Arched, or round-top, windows add a lot of character, but once leaks, drafts, or rot show up, they are not serviced like standard rectangular units. The curved shape changes the way measurements are taken, affects how the window is built (a lot of them are fixed), and makes long-term water control more demanding. When fogged glass starts showing up, wood around the curve feels soft or looks dark, paint begins to bubble, or a draft comes through on windy Charlotte days, the next step is figuring out what the repair or replacement scope really includes.

 

People questions

  • Are arched windows and round-top windows basically the same?

    In most homeowner conversations, yes. The terms usually point to the same idea: a window with a curved top. What matters more in real service work is the exact profile, whether it is a half-round, an eyebrow, a quarter-round, or a custom radius, because that is what affects fit and ordering.
  • Do arched windows open?

    A lot of them do not. Many round-top and arched units are fixed and direct-glazed into the frame. In most setups, airflow comes from the window below the arch or from adjoining operable units.
  • What kind of work is most common on arched windows?

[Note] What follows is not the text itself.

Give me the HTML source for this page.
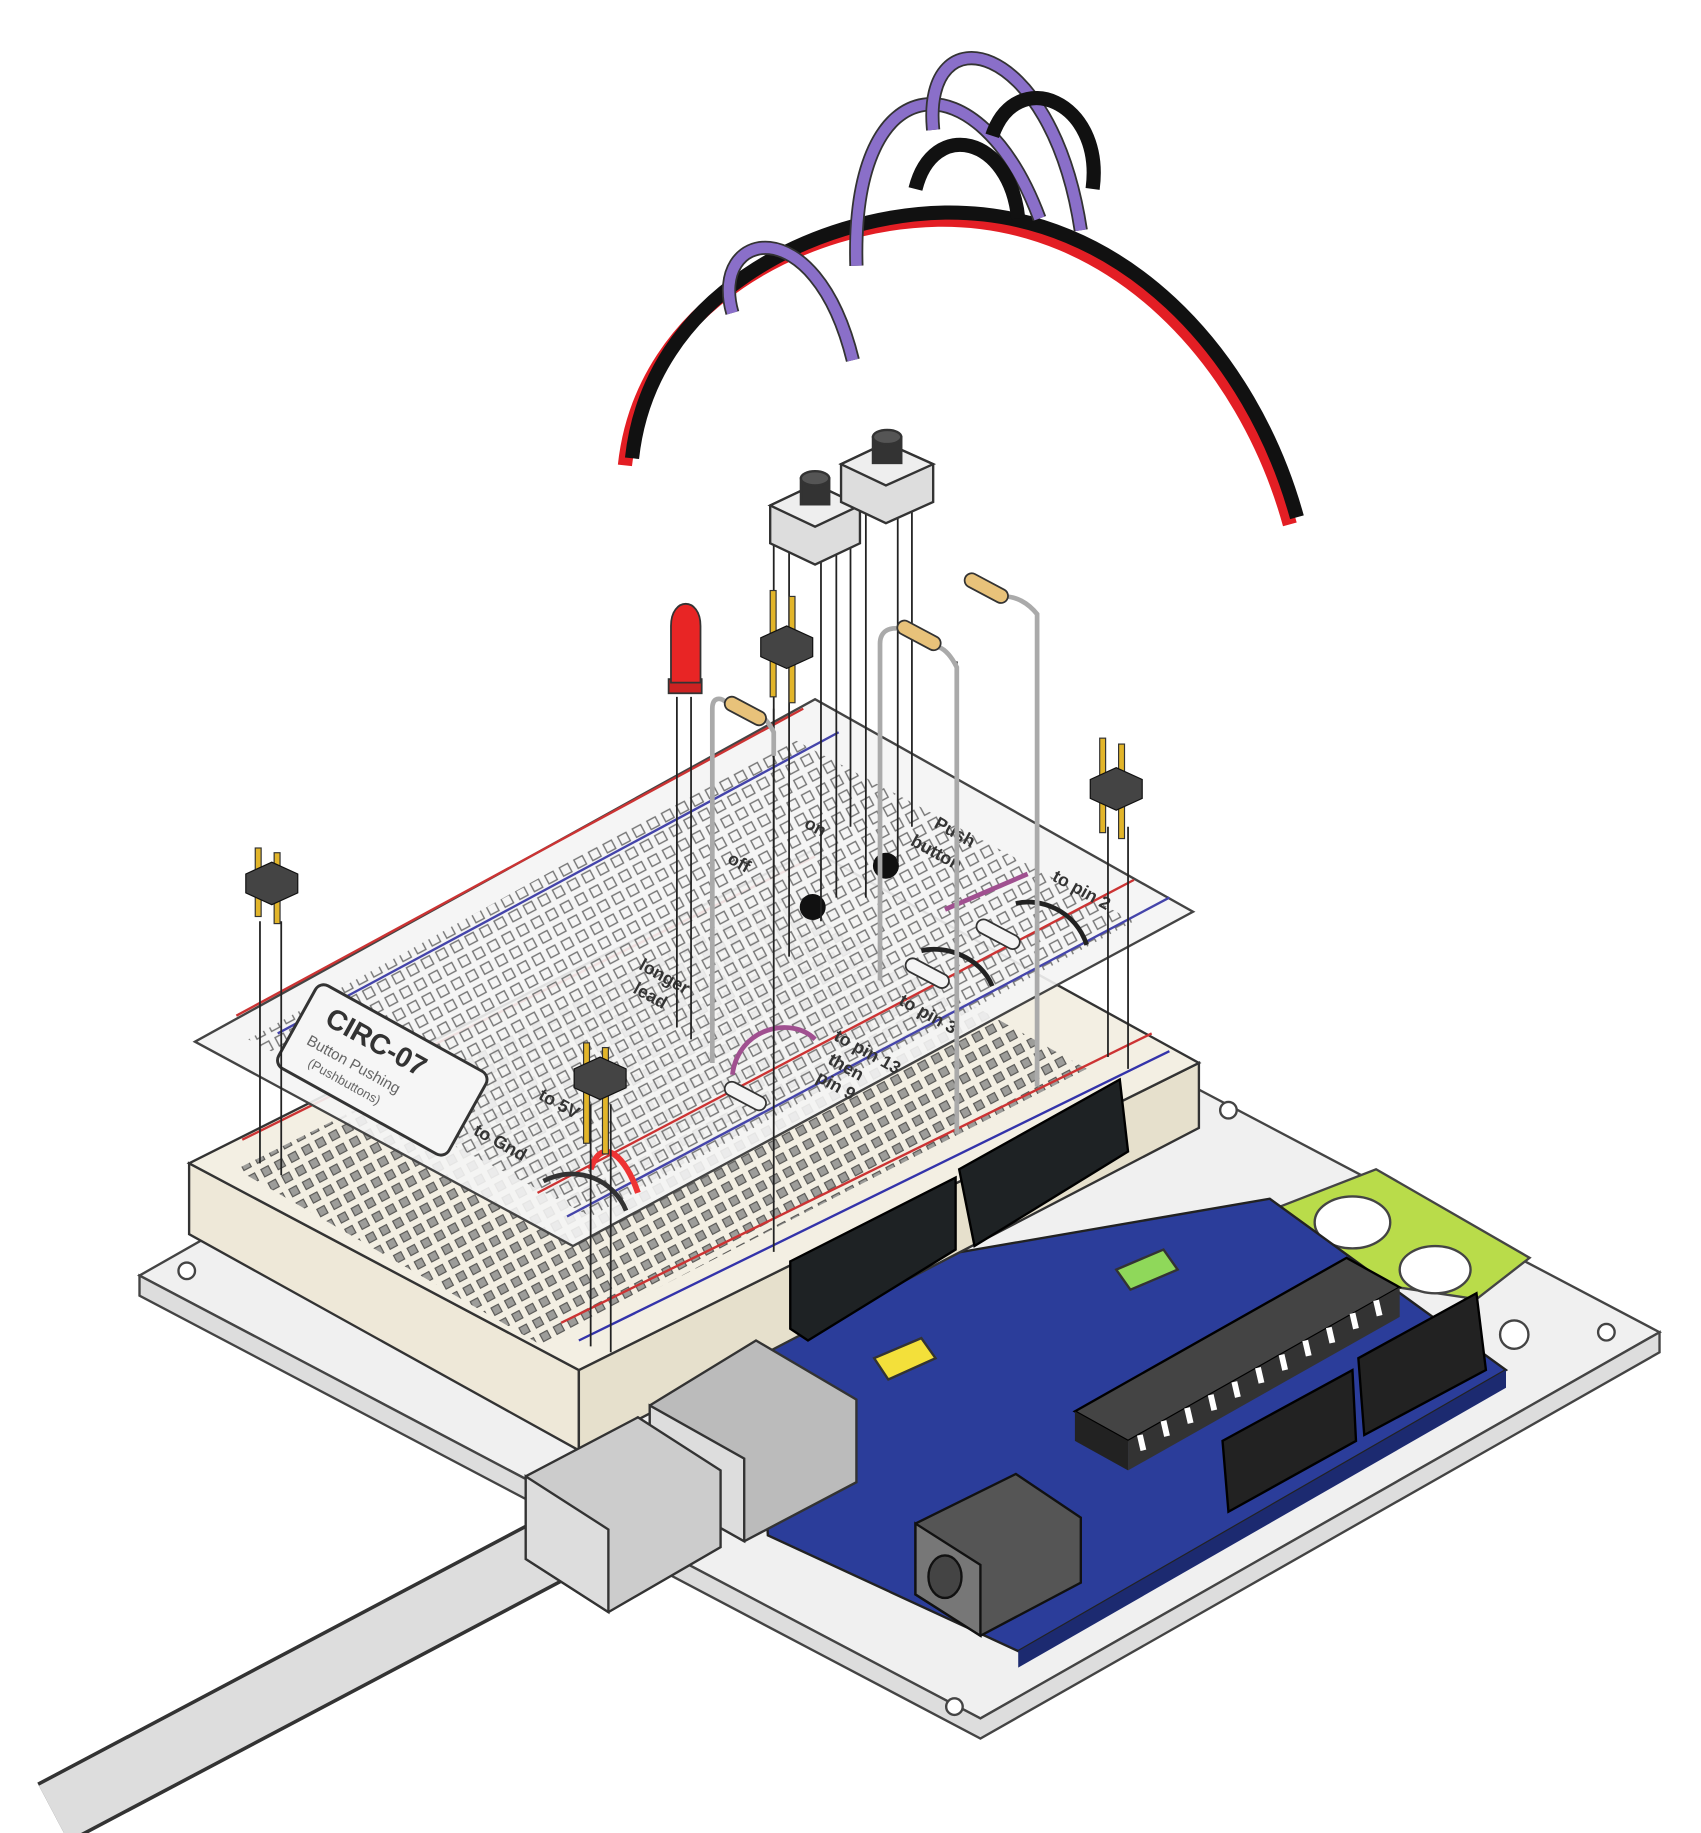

    The usual service calls involve repairing wood damage where rot has set in, including rebuilding weakened areas and protecting them from more moisture, replacing glass when panes crack or insulated units lose their seal, correcting sealing and drainage issues around the curve, and handling hardware repairs when the arch is tied into a larger window group with moving parts.
  • Why do arched windows usually cost more than standard ones?

    Specialty shapes usually mean more custom work, and retrofit jobs often take more careful measuring and installation than a basic rectangular replacement. Decorative details, upgraded glass, and framing repairs can push the total up fast. Material quality matters more too, because curved units put more long-term stress on joints and frame components.
  • What causes fog between the panes?

    Most of the time, that points to a failed seal in an insulated glass unit, which allows condensation to form between the panes. It is not something surface cleaning will fix. In most cases, the insulated unit itself has to be replaced to restore clarity and performance.
  • Can just the arched top be replaced while keeping the windows below it?

    Sometimes, yes, but it depends on how the unit was built. If the arch and the windows underneath are mulled together as one assembly, alignment and sealing are shared across the whole setup. That means the entire group needs to be looked at, not just the curved section by itself.
  • What is the biggest problem with a bad installation?

    Water getting in. Drafts are frustrating, but moisture does the real damage. That is what leads to rot, stains, bubbled paint, and structural deterioration over time, especially around curved trim where small openings are easy to miss.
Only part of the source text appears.